◆ Aim of the exercise ◆
Give again, exactly as written, the lines of the records below from the line with "Clone this diagram in TikZ." to the line with "(model) at (757,171.5)". Both end lines count; pictures do not.

======== Records

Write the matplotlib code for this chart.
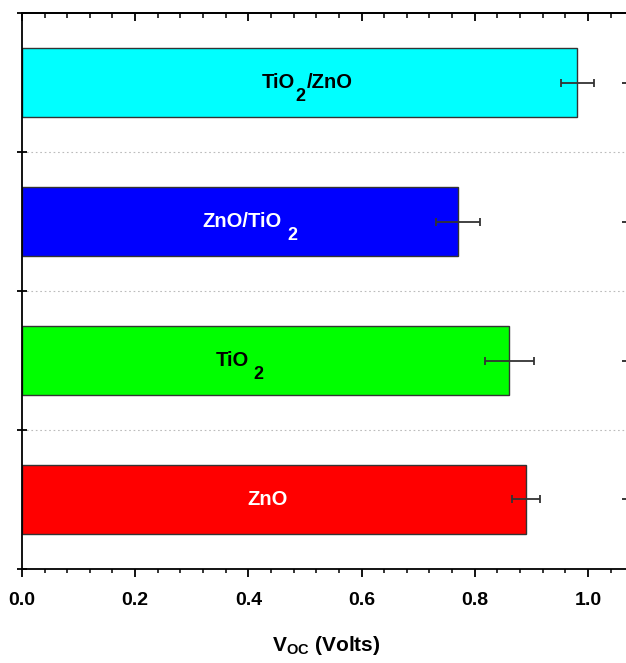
import numpy as np
import matplotlib as mpl
import matplotlib.pyplot as plt
from matplotlib.ticker import MultipleLocator, FormatStrFormatter

mpl.rcParams['font.family'] = ['Liberation Sans', 'DejaVu Sans']
mpl.rcParams['font.weight'] = 'bold'
mpl.rcParams['mathtext.fontset'] = 'custom'
mpl.rcParams['mathtext.rm'] = 'Liberation Sans:bold'
mpl.rcParams['mathtext.bf'] = 'Liberation Sans:bold'
mpl.rcParams['mathtext.it'] = 'Liberation Sans:bold'

# bottom to top; each label is (main part, subscript, rest)
label_parts = [('ZnO', '', ''),
               ('TiO', '2', ''),
               ('ZnO/TiO', '2', ''),
               ('TiO', '2', '/ZnO')]
voc = [0.891, 0.861, 0.771, 0.981]
voc_err = [0.025, 0.043, 0.039, 0.029]
colors = ['#ff0000', '#00ff00', '#0000ff', '#00ffff']
text_colors = ['white', 'black', 'white', 'black']

# label placement (left edge of text in data units, gap before subscript in pt)
label_x = [0.398, 0.343, 0.318, 0.424]
sub_gap = [0, 3.0, 4.5, 0.5]

fig = plt.figure(figsize=(6.26, 6.63), dpi=100)
ax = fig.add_axes([0.035, 0.142, 0.972, 0.838])

y = np.arange(len(voc))
ax.barh(y, voc, height=0.5, color=colors, edgecolor='#333333', linewidth=1.0, zorder=2)
ax.errorbar(voc, y, xerr=voc_err, fmt='none', ecolor='#333333', elinewidth=1.3,
            capsize=3.2, capthick=1.3, zorder=3)

for yi, parts, tc, lx, gap in zip(y, label_parts, text_colors, label_x, sub_gap):
    main, sub, rest = parts
    t1 = ax.text(lx, yi, main, ha='left', va='center', color=tc,
                 fontsize=14.5, fontweight='bold', zorder=4)
    if sub:
        t2 = ax.annotate(sub, xy=(1, 0), xycoords=t1, xytext=(gap, 3),
                         textcoords='offset points', ha='left', va='top',
                         color=tc, fontsize=13, fontweight='bold', zorder=4)
        if rest:
            ax.annotate(rest, xy=(1, 0), xycoords=(t2, t1), xytext=(0.5, 0),
                        textcoords='offset points', ha='left', va='bottom',
                        color=tc, fontsize=14.5, fontweight='bold', zorder=4)

ax.set_xlim(0, 1.075)
ax.set_ylim(-0.5, 3.5)

ax.xaxis.set_major_locator(MultipleLocator(0.2))
ax.xaxis.set_minor_locator(MultipleLocator(0.04))
ax.xaxis.set_major_formatter(FormatStrFormatter('%.1f'))
ax.tick_params(axis='x', which='major', direction='out', length=6, width=1.3,
               labelsize=14, pad=11)
ax.tick_params(axis='x', which='minor', direction='out', length=3, width=1.1)

# top axis with inward ticks
top = ax.secondary_xaxis('top')
top.xaxis.set_major_locator(MultipleLocator(0.2))
top.xaxis.set_minor_locator(MultipleLocator(0.04))
top.tick_params(axis='x', which='major', direction='in', length=6, width=1.3, labeltop=False)
top.tick_params(axis='x', which='minor', direction='in', length=3.5, width=1.1)
top.spines['top'].set_linewidth(1.3)

ax.set_yticks([-0.5, 0.5, 1.5, 2.5, 3.5])
ax.set_yticklabels([])
ax.tick_params(axis='y', which='major', direction='inout', length=7, width=1.3, right=False)
ax.set_yticks(y, minor=True)
ax.tick_params(axis='y', which='minor', direction='in', length=6, width=1.1,
               left=False, right=True)

for yl in [0.5, 1.5, 2.5]:
    ax.axhline(yl, color='#bbbbbb', linestyle=(0, (1.5, 2.5)), linewidth=0.8, zorder=1)

for side in ['left', 'bottom', 'top', 'right']:
    ax.spines[side].set_linewidth(1.3)

ax.set_xlabel('V$_{OC}$ (Volts)', fontsize=15, fontweight='bold', labelpad=18)

fig.savefig('out.png', dpi=100)
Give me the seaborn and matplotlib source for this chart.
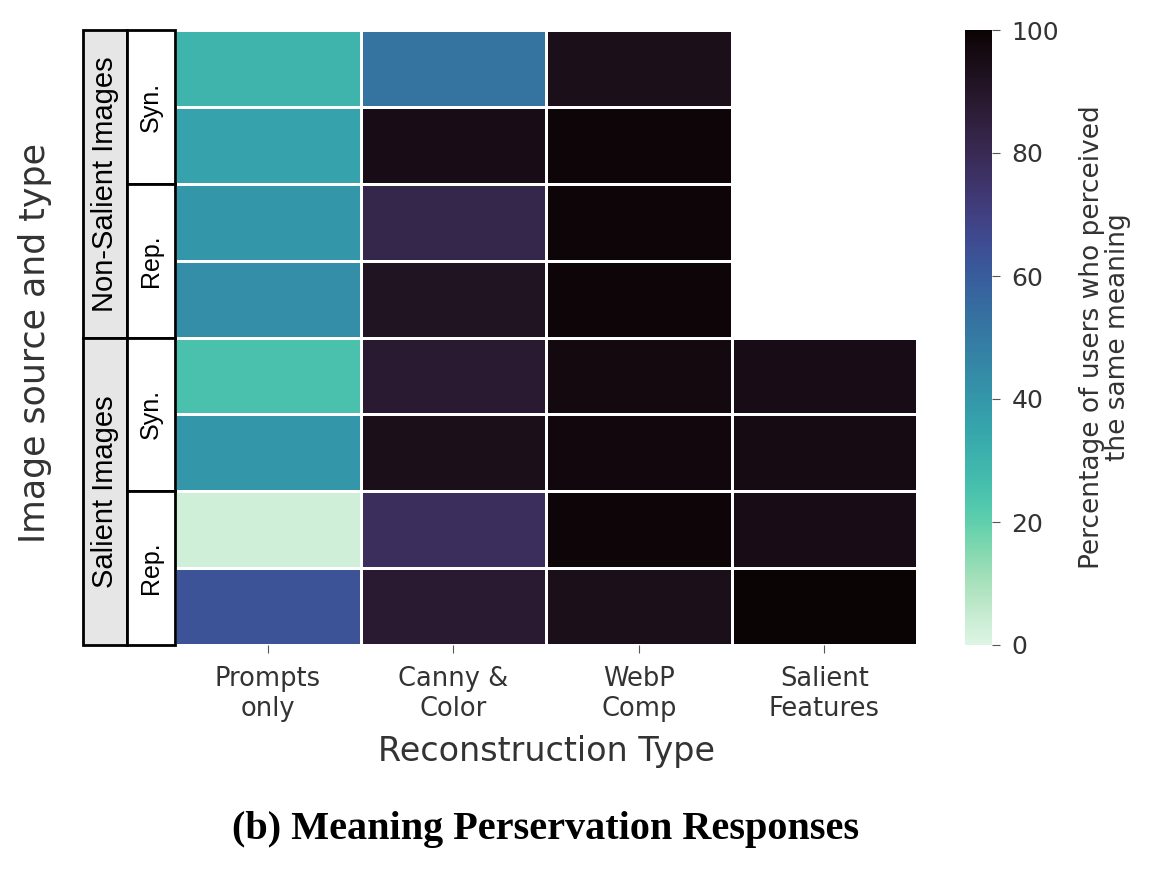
import numpy as np
import pandas as pd
import seaborn as sns
import matplotlib.pyplot as plt
from matplotlib.patches import Rectangle

# columns of the heatmap
recon_types = ['Prompts\nonly', 'Canny &\nColor', 'WebP\nComp', 'Salient\nFeatures']
row_ids = ['NS-Syn-1', 'NS-Syn-2', 'NS-Rep-1', 'NS-Rep-2',
           'S-Syn-1', 'S-Syn-2', 'S-Rep-1', 'S-Rep-2']

# percentage of users who perceived the same meaning
prompts_only = [30, 36, 40, 43, 25, 40, 3, 63]
canny_color = [52, 95, 82, 92, 88, 94, 78, 88]
webp_comp = [94, 99, 99, 99, 97, 98, 99, 94]
salient_feat = [np.nan, np.nan, np.nan, np.nan, 95, 96, 95, 100]

groups = ['Non-Salient Images', 'Salient Images']
subgroups = ['Syn.', 'Rep.', 'Syn.', 'Rep.']

df = pd.DataFrame({recon_types[0]: prompts_only, recon_types[1]: canny_color,
                   recon_types[2]: webp_comp, recon_types[3]: salient_feat},
                  index=row_ids)

W, H = 1160, 874
fig = plt.figure(figsize=(W / 100, H / 100), dpi=100)
ax = fig.add_axes([175 / W, 1 - 645 / H, 742 / W, 615 / H])
cax = fig.add_axes([965 / W, 1 - 645 / H, 27 / W, 615 / H])

sns.heatmap(df, ax=ax, cbar_ax=cax, cmap='mako_r', vmin=0, vmax=100,
            linewidths=2, linecolor='white')

ax.set_yticks([])
ax.set_ylabel('')
ax.tick_params(axis='x', labelsize=18.5, rotation=0, length=6, color='#555555',
               labelcolor='#333333', pad=9)
ax.set_xlabel('')

cax.tick_params(labelsize=18, length=6, pad=8, color='#555555', labelcolor='#333333')
cax.set_ylabel('Percentage of users who perceived\nthe same meaning',
               fontsize=19, color='#333333', labelpad=14, linespacing=1.0)

# left side table of image source / type
tr = ax.get_yaxis_transform()
x0, x1 = -0.124, -0.0647
for i, g in enumerate(groups):
    ax.add_patch(Rectangle((x0, i * 4), x1 - x0, 4, transform=tr, clip_on=False,
                           facecolor='#e6e6e6', edgecolor='black', lw=2))
    ax.text((x0 + x1) / 2, i * 4 + 2, g, transform=tr, rotation=90,
            ha='center', va='center', fontsize=21, family='Liberation Sans')
for j, s in enumerate(subgroups):
    ax.add_patch(Rectangle((x1, j * 2), -x1, 2, transform=tr, clip_on=False,
                           facecolor='white', edgecolor='black', lw=2))
    ax.text(x1 / 2, j * 2 + 1, s, transform=tr, rotation=90,
            ha='center', va='center', fontsize=18, family='Liberation Sans')

fig.text(35 / W, 1 - 343 / H, 'Image source and type', rotation=90,
         ha='center', va='center', fontsize=25, color='#333333')
fig.text(546 / W, 1 - 752 / H, 'Reconstruction Type', ha='center', va='center',
         fontsize=24, color='#333333')
fig.text(546 / W, 1 - 830 / H, '(b) Meaning Perservation Responses',
         ha='center', va='center', fontsize=29, fontweight='bold',
         family='Liberation Serif')

fig.savefig('out.png', dpi=100)
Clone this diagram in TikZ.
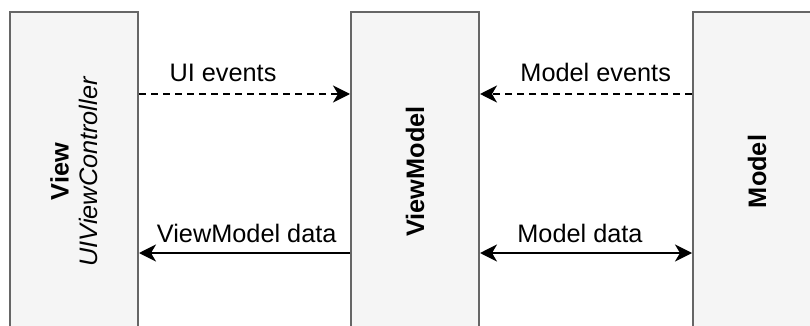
\documentclass[tikz,border=0pt]{standalone}
\usepackage{fontspec}
\setmainfont{Liberation Sans}
\usetikzlibrary{arrows.meta}
\tikzset{
  layer/.style={draw=boxline, fill=boxfill, line width=2pt, rotate=90,
    minimum width=319pt, minimum height=128pt, inner sep=0pt,
    align=center, font=\fontsize{25.3}{29}\selectfont},
  flow/.style={line width=2pt, -{Stealth[length=17pt,width=17pt,inset=5pt]}},
  both/.style={line width=2pt, {Stealth[length=17pt,width=17pt,inset=5pt]}-{Stealth[length=17pt,width=17pt,inset=5pt]}},
  async/.style={flow, dash pattern=on 7pt off 5pt},
  lbl/.style={anchor=base, inner sep=0pt, font=\fontsize{25.3}{29}\selectfont}
}
\definecolor{boxline}{HTML}{666666}
\definecolor{boxfill}{HTML}{F5F5F5}
\begin{document}
\begin{tikzpicture}[x=1pt,y=-1pt]
  \useasboundingbox (0,0) rectangle (810,326);
  \fill[white] (0,0) rectangle (810,326);
  \clip (0,0) rectangle (810,326);

  % the three layers
  \node[layer] (view) at (74,171.5) {\textbf{View}\\\textit{UIViewController}};
  \node[layer] (vm) at (415,171.5) {\textbf{ViewModel}};
  \node[layer] (model) at (757,171.5) {\textbf{Model}};

  % events flow towards the view model
  \draw[async] (view.south |- 0,94) -- (vm.north |- 0,94);
  \draw[async] (model.north |- 0,94) -- (vm.south |- 0,94);
  % data
  \draw[flow] (vm.north |- 0,253) -- (view.south |- 0,253);
  \draw[both] (vm.south |- 0,253) -- (model.north |- 0,253);

  % connector labels
  \node[lbl] (l1) at (223,82) {UI events};
  \node[lbl] (l2) at (595.7,82) {Model events};
  \node[lbl] (l3) at (246.7,242) {ViewModel data};
  \node[lbl] (l4) at (580,242) {Model data};
\end{tikzpicture}
\end{document}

================

◆ Answer for the task ◆
Clone this diagram in TikZ.
\documentclass[tikz,border=0pt]{standalone}
\usepackage{fontspec}
\setmainfont{Liberation Sans}
\usetikzlibrary{arrows.meta}
\tikzset{
  layer/.style={draw=boxline, fill=boxfill, line width=2pt, rotate=90,
    minimum width=319pt, minimum height=128pt, inner sep=0pt,
    align=center, font=\fontsize{25.3}{29}\selectfont},
  flow/.style={line width=2pt, -{Stealth[length=17pt,width=17pt,inset=5pt]}},
  both/.style={line width=2pt, {Stealth[length=17pt,width=17pt,inset=5pt]}-{Stealth[length=17pt,width=17pt,inset=5pt]}},
  async/.style={flow, dash pattern=on 7pt off 5pt},
  lbl/.style={anchor=base, inner sep=0pt, font=\fontsize{25.3}{29}\selectfont}
}
\definecolor{boxline}{HTML}{666666}
\definecolor{boxfill}{HTML}{F5F5F5}
\begin{document}
\begin{tikzpicture}[x=1pt,y=-1pt]
  \useasboundingbox (0,0) rectangle (810,326);
  \fill[white] (0,0) rectangle (810,326);
  \clip (0,0) rectangle (810,326);

  % the three layers
  \node[layer] (view) at (74,171.5) {\textbf{View}\\\textit{UIViewController}};
  \node[layer] (vm) at (415,171.5) {\textbf{ViewModel}};
  \node[layer] (model) at (757,171.5) {\textbf{Model}};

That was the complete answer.